ISACA uses a rolling continuing-education requirement with two thresholds you must satisfy at the same time:

  • Annual minimum: earn at least 20 CPE hours each year.
  • Three-year total: earn at least 120 CPE hours over every rolling three-year reporting cycle.
  • Both must be met — 120 over three years does not excuse a year below 20, and three strong years of 20 do not reach 120.

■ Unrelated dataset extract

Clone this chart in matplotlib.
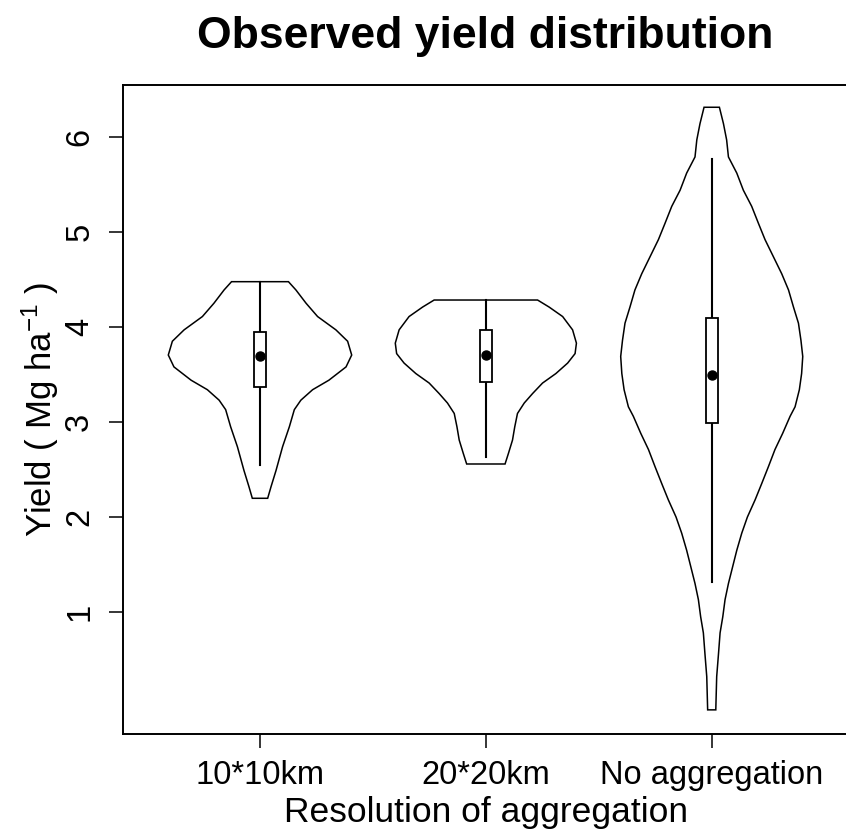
import matplotlib
matplotlib.use("Agg")
import matplotlib.pyplot as plt
import matplotlib.patches as patches

plt.rcParams['font.family'] = ['Liberation Sans', 'DejaVu Sans']
plt.rcParams['mathtext.fontset'] = 'custom'
plt.rcParams['mathtext.rm'] = 'Liberation Sans'
plt.rcParams['mathtext.default'] = 'regular'

# Groups
categories = ['10*10km', '20*20km', 'No aggregation']

# Violin outlines: yield level and half-width of the density
v1_y = [4.477, 4.39, 4.25, 4.11, 3.97, 3.85, 3.705, 3.58, 3.44, 3.34, 3.23,
        3.13, 2.95, 2.74, 2.49, 2.32, 2.197]
v1_w = [0.126, 0.159, 0.204, 0.255, 0.336, 0.388, 0.406, 0.381, 0.305, 0.233,
        0.181, 0.152, 0.130, 0.100, 0.071, 0.049, 0.034]

v2_y = [4.284, 4.21, 4.11, 3.97, 3.83, 3.72, 3.62, 3.51, 3.41, 3.30, 3.20,
        3.09, 2.95, 2.81, 2.67, 2.558]
v2_w = [0.229, 0.280, 0.340, 0.384, 0.401, 0.395, 0.362, 0.310, 0.251, 0.207,
        0.170, 0.140, 0.128, 0.118, 0.100, 0.085]

v3_y = [6.313, 6.14, 5.97, 5.79, 5.62, 5.44, 5.27, 5.09, 4.92, 4.74, 4.56,
        4.39, 4.21, 4.04, 3.86, 3.69, 3.51, 3.34, 3.16, 3.06, 2.88, 2.71,
        2.53, 2.35, 2.18, 2.00, 1.83, 1.65, 1.48, 1.30, 1.13, 0.95, 0.78,
        0.56, 0.32, -0.03]
v3_w = [0.034, 0.052, 0.066, 0.074, 0.111, 0.140, 0.177, 0.207, 0.236, 0.273,
        0.310, 0.340, 0.362, 0.384, 0.395, 0.403, 0.398, 0.388, 0.369, 0.347,
        0.314, 0.280, 0.251, 0.221, 0.192, 0.158, 0.133, 0.111, 0.093, 0.074,
        0.059, 0.049, 0.037, 0.030, 0.022, 0.018]

# Box statistics
q1 = [3.372, 3.418, 2.985]
q3 = [3.944, 3.968, 4.100]
medians = [3.695, 3.705, 3.495]
whisker_lo = [2.547, 2.628, 1.320]
whisker_hi = [4.477, 4.284, 5.765]

yticks = [1, 2, 3, 4, 5, 6]

violins = [(v1_y, v1_w), (v2_y, v2_w), (v3_y, v3_w)]

fig = plt.figure(figsize=(8.46, 8.32), dpi=100)
ax = fig.add_axes([0.1454, 0.1178, 0.8578, 0.78])

box_half = 0.027
for i, (ys, ws) in enumerate(violins):
    pos = i + 1
    xs = [pos - w for w in ws] + [pos + w for w in ws[::-1]]
    yy = list(ys) + list(ys[::-1])
    ax.fill(xs, yy, facecolor='white', edgecolor='black', linewidth=1.1, zorder=2)
    # whiskers
    ax.plot([pos, pos], [whisker_lo[i], q1[i]], color='black', lw=1.5, zorder=3)
    ax.plot([pos, pos], [q3[i], whisker_hi[i]], color='black', lw=1.5, zorder=3)
    # box
    ax.add_patch(patches.Rectangle((pos - box_half, q1[i]), 2 * box_half, q3[i] - q1[i],
                                   facecolor='white', edgecolor='black', lw=1.3, zorder=4))
    ax.plot(pos, medians[i], 'o', color='black', ms=6.5, zorder=5)

ax.set_xlim(0.3935, 3.6065)
ax.set_ylim(-0.284, 6.547)

ax.set_xticks([1, 2, 3])
ax.set_xticklabels(categories, fontsize=23.5)
ax.set_yticks(yticks)
ax.set_yticklabels([str(t) for t in yticks], fontsize=23.5, rotation=90, va='center')
ax.tick_params(axis='both', length=10, width=1.1, color='black')
ax.tick_params(axis='x', pad=9)
ax.tick_params(axis='y', pad=10)

for sp in ax.spines.values():
    sp.set_linewidth(1.4)
    sp.set_color('black')

ax.set_xlabel('Resolution of aggregation', fontsize=25.5, labelpad=0)
ax.set_ylabel('Yield ( Mg ha$^{-1}$ )', fontsize=25, va='center')
ax.yaxis.set_label_coords(-0.114, 0.5)
ax.xaxis.set_label_coords(0.5, -0.095)

fig.text(485.5 / 846, 1 - 48 / 832, 'Observed yield distribution', ha='center',
         va='baseline', fontsize=32, fontweight='bold')

fig.savefig('out.png', dpi=100, facecolor='white')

One model, multiple certifications

CISA, CISM, and CRISC all use the 20-per-year / 120-per-three-years CPE structure. If you hold more than one, some qualifying activities can count toward multiple certifications, but each credential is tracked and reported separately.

What counts as CPE

CPE is meant to keep your skills current. A wide range of professional development qualifies, typically including:

  • Attending conferences, webinars, training courses, and workshops.
  • ISACA chapter meetings and professional association events.
  • Teaching, presenting, or developing training related to the certification.
  • Publishing articles, papers, or books on relevant topics.
  • Passing other related professional exams or completing university coursework.
  • Contributing to ISACA (volunteering, item writing, committee work).

Fees and reporting

Maintaining a certification involves an annual maintenance fee (ISACA members pay a lower rate than non-members), paid separately for each credential you hold. You are responsible for tracking your CPE hours and reporting them through your ISACA account, and you must retain documentation in case you are selected for audit. ISACA audits a sample of certified professionals each year to verify reported CPE, so keep certificates and records for the activities you claim.

What happens if you fall short

If you miss the CPE requirement or do not pay the maintenance fee, your certification moves toward an inactive or revoked status. The exact remediation path and any grace provisions are set by ISACA policy, but the safest course is simple: do not let it lapse. Re-earning a revoked credential can mean retaking the exam, which is a far larger cost than staying current.

  • Log CPE hours as you earn them, not at year end — it is easy to lose track.
  • Spread activity across the year so you clear the 20-hour annual minimum, not just the three-year total.
  • Pay the maintenance fee on time for each credential.
  • Keep documentation for every activity you claim, in case of audit.

Frequently asked questions

How many CPE hours do I need for CISA, CISM, or CRISC?+

All three use the same model: a minimum of 20 CPE hours per year and at least 120 CPE hours over every rolling three-year cycle. Both thresholds must be met at once. Confirm current figures on the official ISACA site.

Is there a fee to maintain an ISACA certification?+

Yes. Each credential carries an annual maintenance fee, with a lower rate for ISACA members. If you hold multiple certifications, you pay a maintenance fee for each one.

What happens if I do not meet the CPE requirement?+

Missing the CPE requirement or maintenance fee moves your certification toward inactive or revoked status. The safest path is to stay current, because re-earning a revoked credential can require retaking the exam.

Can one activity count toward multiple ISACA certifications?+

Often yes — if an activity is relevant to more than one credential you hold, it can typically count toward each, but you report and track CPE separately for every certification. Check ISACA’s current CPE policy for the specifics.